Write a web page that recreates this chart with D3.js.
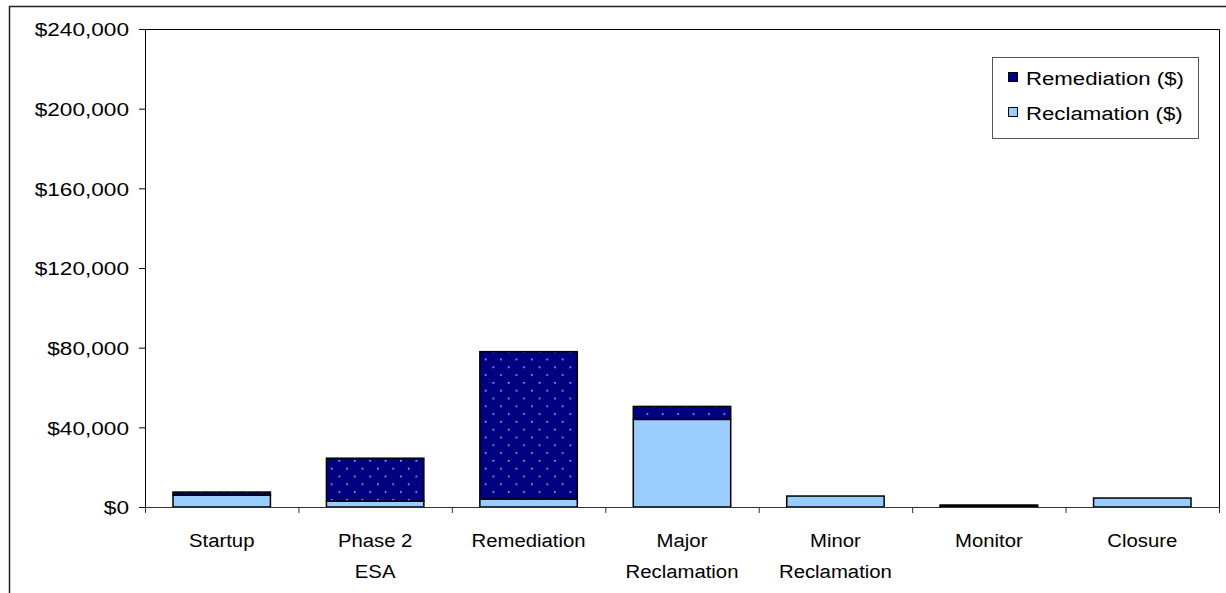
<!DOCTYPE html>
<html>
<head>
<meta charset="utf-8">
<script src="https://cdn.jsdelivr.net/npm/d3@7"></script>
<style>
  html, body { margin: 0; padding: 0; background: #fff; }
  svg { display: block; font-family: "Liberation Sans", Arial, sans-serif; }
</style>
</head>
<body>
<svg id="chart" width="1226" height="593"></svg>
<script>
// Cost per project phase, split by type
const categories = ["Startup", "Phase 2\nESA", "Remediation", "Major\nReclamation", "Minor\nReclamation", "Monitor", "Closure"];
const reclamation = [6000, 3000, 4000, 44000, 5500, 500, 4500];
const remediation = [1500, 21500, 74000, 6500, 0, 500, 0];
const seriesNames = ["Reclamation ($)", "Remediation ($)"];
const yTicks = [0, 40000, 80000, 120000, 160000, 200000, 240000];

const plot = { left: 145, right: 1219, top: 29, bottom: 507 };
const fontSize = 19;

const svg = d3.select("#chart");

// Outer chart frame (left and top edges fall inside the view)
svg.append("path")
  .attr("d", "M9.5,600V6.5H1230")
  .attr("fill", "none").attr("stroke", "#202020").attr("stroke-width", 1.5);

// Dotted fill for the remediation series
const defs = svg.append("defs");
const pat = defs.append("pattern")
  .attr("id", "dots")
  .attr("patternUnits", "userSpaceOnUse")
  .attr("width", 15.4).attr("height", 15.6)
  .attr("x", plot.left + 1).attr("y", plot.top + 2);
pat.append("rect").attr("width", 15.4).attr("height", 15.6).attr("fill", "#000080");
pat.append("rect").attr("x", 0).attr("y", 0).attr("width", 1.6).attr("height", 1.6).attr("fill", "#b4b8dc");
pat.append("rect").attr("x", 7.7).attr("y", 7.8).attr("width", 1.6).attr("height", 1.6).attr("fill", "#b4b8dc");

const x = d3.scaleBand()
  .domain(categories)
  .range([plot.left, plot.right])
  .paddingInner(0.365)
  .paddingOuter(0.1825);

const xEdges = d3.scaleLinear()
  .domain([0, categories.length])
  .range([plot.left, plot.right]);

const y = d3.scaleLinear()
  .domain([0, 240000])
  .range([plot.bottom, plot.top]);

// Plot area border (top and right)
svg.append("path")
  .attr("d", `M${plot.left},${plot.top + 0.5}H${plot.right + 0.5}V${plot.bottom}`)
  .attr("fill", "none").attr("stroke", "#000").attr("stroke-width", 1);

// Stacked data
const rows = categories.map((c, i) => ({ cat: c, rec: reclamation[i], rem: remediation[i] }));
const layers = d3.stack().keys(["rec", "rem"])(rows);
const fills = { rec: "#99ccff", rem: "url(#dots)" };

const g = svg.append("g");
layers.forEach(layer => {
  g.selectAll(null)
    .data(layer.filter(d => d[1] - d[0] > 0))
    .join("rect")
    .attr("x", d => x(d.data.cat))
    .attr("width", x.bandwidth())
    .attr("y", d => y(d[1]))
    .attr("height", d => y(d[0]) - y(d[1]))
    .attr("fill", fills[layer.key])
    .attr("stroke", "#000")
    .attr("stroke-width", 1.5);
});

// Widen text horizontally around its anchor point
function widen(sel, k) {
  sel.each(function () {
    const t = d3.select(this);
    const ax = +t.attr("x") || 0;
    t.attr("transform", `translate(${ax},0) scale(${k},1) translate(${-ax},0)`);
  });
}

// Y axis
const yAxis = svg.append("g")
  .attr("transform", `translate(${plot.left},0)`)
  .call(d3.axisLeft(y)
    .tickValues(yTicks)
    .tickSize(6)
    .tickSizeOuter(0)
    .tickPadding(10)
    .tickFormat(d => "$" + d3.format(",")(d)));
yAxis.select(".domain").attr("stroke", "#000");
yAxis.selectAll(".tick line").attr("stroke", "#000");
yAxis.selectAll(".tick text")
  .attr("font-size", fontSize)
  .attr("font-family", "Liberation Sans, Arial, sans-serif")
  .attr("fill", "#000")
  .attr("dy", "0.36em")
  .call(widen, 1.19);

// X axis: tick marks at category boundaries
const xTickAxis = svg.append("g")
  .attr("transform", `translate(0,${plot.bottom})`)
  .call(d3.axisBottom(xEdges)
    .tickValues(d3.range(categories.length + 1))
    .tickSize(6)
    .tickSizeOuter(0)
    .tickFormat(""));
xTickAxis.select(".domain").attr("stroke", "#333");
xTickAxis.selectAll(".tick line").attr("stroke", "#333");

// X axis: category labels
const xLabelAxis = svg.append("g")
  .attr("transform", `translate(0,${plot.bottom})`)
  .call(d3.axisBottom(x).tickSize(0).tickPadding(0));
xLabelAxis.select(".domain").remove();
xLabelAxis.selectAll(".tick text")
  .attr("font-size", fontSize)
  .attr("font-family", "Liberation Sans, Arial, sans-serif")
  .attr("fill", "#000")
  .attr("y", 40)
  .attr("dy", 0)
  .each(function (d) {
    const t = d3.select(this);
    t.text(null);
    d.split("\n").forEach((line, i) => {
      t.append("tspan").attr("x", 0).attr("y", 40 + i * 31).text(line);
    });
  })
  .call(widen, 1.07);

// Legend
const legend = svg.append("g");
legend.append("rect")
  .attr("x", 992.5).attr("y", 57.5)
  .attr("width", 206).attr("height", 81)
  .attr("fill", "#fff").attr("stroke", "#555").attr("stroke-width", 1);

const legendItems = [
  { name: seriesNames[1], fill: "#000080", cy: 77 },
  { name: seriesNames[0], fill: "#99ccff", cy: 112 }
];
legendItems.forEach(it => {
  legend.append("rect")
    .attr("x", 1008.5).attr("y", it.cy - 4.5)
    .attr("width", 9).attr("height", 9)
    .attr("fill", it.fill).attr("stroke", "#000").attr("stroke-width", 1);
  legend.append("text")
    .attr("x", 1026).attr("y", it.cy + 1)
    .attr("dy", "0.36em")
    .attr("font-size", fontSize)
    .attr("fill", "#000")
    .text(it.name)
    .call(widen, 1.17);
});
</script>
</body>
</html>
=======
Goal:
Retype the whole listing exactly and leave the pictures out.

Response to the task:
Write a web page that recreates this chart with D3.js.
<!DOCTYPE html>
<html>
<head>
<meta charset="utf-8">
<script src="https://cdn.jsdelivr.net/npm/d3@7"></script>
<style>
  html, body { margin: 0; padding: 0; background: #fff; }
  svg { display: block; font-family: "Liberation Sans", Arial, sans-serif; }
</style>
</head>
<body>
<svg id="chart" width="1226" height="593"></svg>
<script>
// Cost per project phase, split by type
const categories = ["Startup", "Phase 2\nESA", "Remediation", "Major\nReclamation", "Minor\nReclamation", "Monitor", "Closure"];
const reclamation = [6000, 3000, 4000, 44000, 5500, 500, 4500];
const remediation = [1500, 21500, 74000, 6500, 0, 500, 0];
const seriesNames = ["Reclamation ($)", "Remediation ($)"];
const yTicks = [0, 40000, 80000, 120000, 160000, 200000, 240000];

const plot = { left: 145, right: 1219, top: 29, bottom: 507 };
const fontSize = 19;

const svg = d3.select("#chart");

// Outer chart frame (left and top edges fall inside the view)
svg.append("path")
  .attr("d", "M9.5,600V6.5H1230")
  .attr("fill", "none").attr("stroke", "#202020").attr("stroke-width", 1.5);

// Dotted fill for the remediation series
const defs = svg.append("defs");
const pat = defs.append("pattern")
  .attr("id", "dots")
  .attr("patternUnits", "userSpaceOnUse")
  .attr("width", 15.4).attr("height", 15.6)
  .attr("x", plot.left + 1).attr("y", plot.top + 2);
pat.append("rect").attr("width", 15.4).attr("height", 15.6).attr("fill", "#000080");
pat.append("rect").attr("x", 0).attr("y", 0).attr("width", 1.6).attr("height", 1.6).attr("fill", "#b4b8dc");
pat.append("rect").attr("x", 7.7).attr("y", 7.8).attr("width", 1.6).attr("height", 1.6).attr("fill", "#b4b8dc");

const x = d3.scaleBand()
  .domain(categories)
  .range([plot.left, plot.right])
  .paddingInner(0.365)
  .paddingOuter(0.1825);

const xEdges = d3.scaleLinear()
  .domain([0, categories.length])
  .range([plot.left, plot.right]);

const y = d3.scaleLinear()
  .domain([0, 240000])
  .range([plot.bottom, plot.top]);

// Plot area border (top and right)
svg.append("path")
  .attr("d", `M${plot.left},${plot.top + 0.5}H${plot.right + 0.5}V${plot.bottom}`)
  .attr("fill", "none").attr("stroke", "#000").attr("stroke-width", 1);

// Stacked data
const rows = categories.map((c, i) => ({ cat: c, rec: reclamation[i], rem: remediation[i] }));
const layers = d3.stack().keys(["rec", "rem"])(rows);
const fills = { rec: "#99ccff", rem: "url(#dots)" };

const g = svg.append("g");
layers.forEach(layer => {
  g.selectAll(null)
    .data(layer.filter(d => d[1] - d[0] > 0))
    .join("rect")
    .attr("x", d => x(d.data.cat))
    .attr("width", x.bandwidth())
    .attr("y", d => y(d[1]))
    .attr("height", d => y(d[0]) - y(d[1]))
    .attr("fill", fills[layer.key])
    .attr("stroke", "#000")
    .attr("stroke-width", 1.5);
});

// Widen text horizontally around its anchor point
function widen(sel, k) {
  sel.each(function () {
    const t = d3.select(this);
    const ax = +t.attr("x") || 0;
    t.attr("transform", `translate(${ax},0) scale(${k},1) translate(${-ax},0)`);
  });
}

// Y axis
const yAxis = svg.append("g")
  .attr("transform", `translate(${plot.left},0)`)
  .call(d3.axisLeft(y)
    .tickValues(yTicks)
    .tickSize(6)
    .tickSizeOuter(0)
    .tickPadding(10)
    .tickFormat(d => "$" + d3.format(",")(d)));
yAxis.select(".domain").attr("stroke", "#000");
yAxis.selectAll(".tick line").attr("stroke", "#000");
yAxis.selectAll(".tick text")
  .attr("font-size", fontSize)
  .attr("font-family", "Liberation Sans, Arial, sans-serif")
  .attr("fill", "#000")
  .attr("dy", "0.36em")
  .call(widen, 1.19);

// X axis: tick marks at category boundaries
const xTickAxis = svg.append("g")
  .attr("transform", `translate(0,${plot.bottom})`)
  .call(d3.axisBottom(xEdges)
    .tickValues(d3.range(categories.length + 1))
    .tickSize(6)
    .tickSizeOuter(0)
    .tickFormat(""));
xTickAxis.select(".domain").attr("stroke", "#333");
xTickAxis.selectAll(".tick line").attr("stroke", "#333");

// X axis: category labels
const xLabelAxis = svg.append("g")
  .attr("transform", `translate(0,${plot.bottom})`)
  .call(d3.axisBottom(x).tickSize(0).tickPadding(0));
xLabelAxis.select(".domain").remove();
xLabelAxis.selectAll(".tick text")
  .attr("font-size", fontSize)
  .attr("font-family", "Liberation Sans, Arial, sans-serif")
  .attr("fill", "#000")
  .attr("y", 40)
  .attr("dy", 0)
  .each(function (d) {
    const t = d3.select(this);
    t.text(null);
    d.split("\n").forEach((line, i) => {
      t.append("tspan").attr("x", 0).attr("y", 40 + i * 31).text(line);
    });
  })
  .call(widen, 1.07);

// Legend
const legend = svg.append("g");
legend.append("rect")
  .attr("x", 992.5).attr("y", 57.5)
  .attr("width", 206).attr("height", 81)
  .attr("fill", "#fff").attr("stroke", "#555").attr("stroke-width", 1);

const legendItems = [
  { name: seriesNames[1], fill: "#000080", cy: 77 },
  { name: seriesNames[0], fill: "#99ccff", cy: 112 }
];
legendItems.forEach(it => {
  legend.append("rect")
    .attr("x", 1008.5).attr("y", it.cy - 4.5)
    .attr("width", 9).attr("height", 9)
    .attr("fill", it.fill).attr("stroke", "#000").attr("stroke-width", 1);
  legend.append("text")
    .attr("x", 1026).attr("y", it.cy + 1)
    .attr("dy", "0.36em")
    .attr("font-size", fontSize)
    .attr("fill", "#000")
    .text(it.name)
    .call(widen, 1.17);
});
</script>
</body>
</html>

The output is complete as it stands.